Habíamos llegado al punto más alto de Petra. Habíamos caminado durante horas. Y ahora lo que tocaba no era descansar, sino iniciar el camino de regreso. Y éste no habría de ser especialmente agradable para mí, y mucho menos para Ahmad.
El trayecto de vuelta al autobús era exactamente el mismo que en la ida, así que no había monumentos nuevos que descubrir.. Además, estábamos cansados, y en mi caso el sol me estaba golpeando ya la cabeza. Aunque Ahmad aún lo tenía peor, bastante peor.
En el camino de vuelta, Álvaro y Mariví fueron delante; pronto nos sacaron cierta ventaja. Ahmad se encontraba en época de Ramadan, hacía un calor como para derretirnos, y para colmo la caminata había sido intensa. Así que tampoco estaba para muchos trotes.
Llegamos a la explanada de arena donde se encontraba el monasterio. Allí paramos en el bar. Ahmad para orar, en una carpa preparada al efecto, y Carlos y yo para comprar una botella de agua. Aunque mi bolsillo me decía que tres euros por una botella de agua de litro y medio es un timo, mi cabeza, aproximándose a la insolación, concluyó que merecía la pena pagar lo que fuera a cambio de esa botella. El litro y medio se esfumó antes de llegar abajo.

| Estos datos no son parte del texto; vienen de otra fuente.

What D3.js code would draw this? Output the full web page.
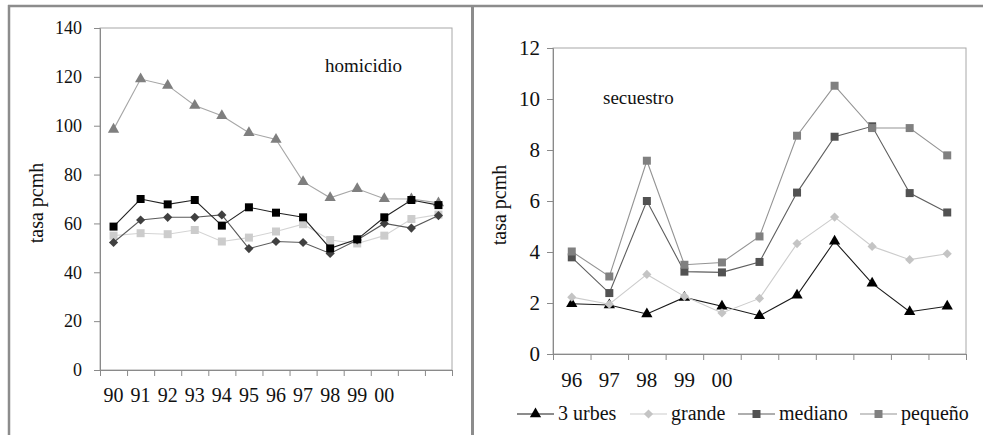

Hicimos más compras en el camino. En unos tenderetes, a unas beduinas les compramos unas pulseras, un collar y un curioso y bonito juguete.
Cuando terminamos de bajar peldaños nos encontramos con el siq exterior de nuevo, que nos llevaría un rato desandar. De nuevo las ruinas romanas, las tumbas reales, el teatro, y el Tesoro (Khazneh). Una foto con él de fondo, y nos adentramos en el cañon otra vez, en el siq.
Nuestra marcha era más ligera que en la ida, así que no nos detuvimos en admirar el paisaje de rocas coloreadas. Ni lo hicimos con los demás monumentos fúnebres que salpicaban el sendero posterior al siq; así que fue un acierto sacar fotografías en el trayecto de ida.
Dejamos atrás uno de los lugares más emblemáticos de la antigüedad, y de los más admirados actualmente. Había merecido la pena visitar la capital de los nabateos.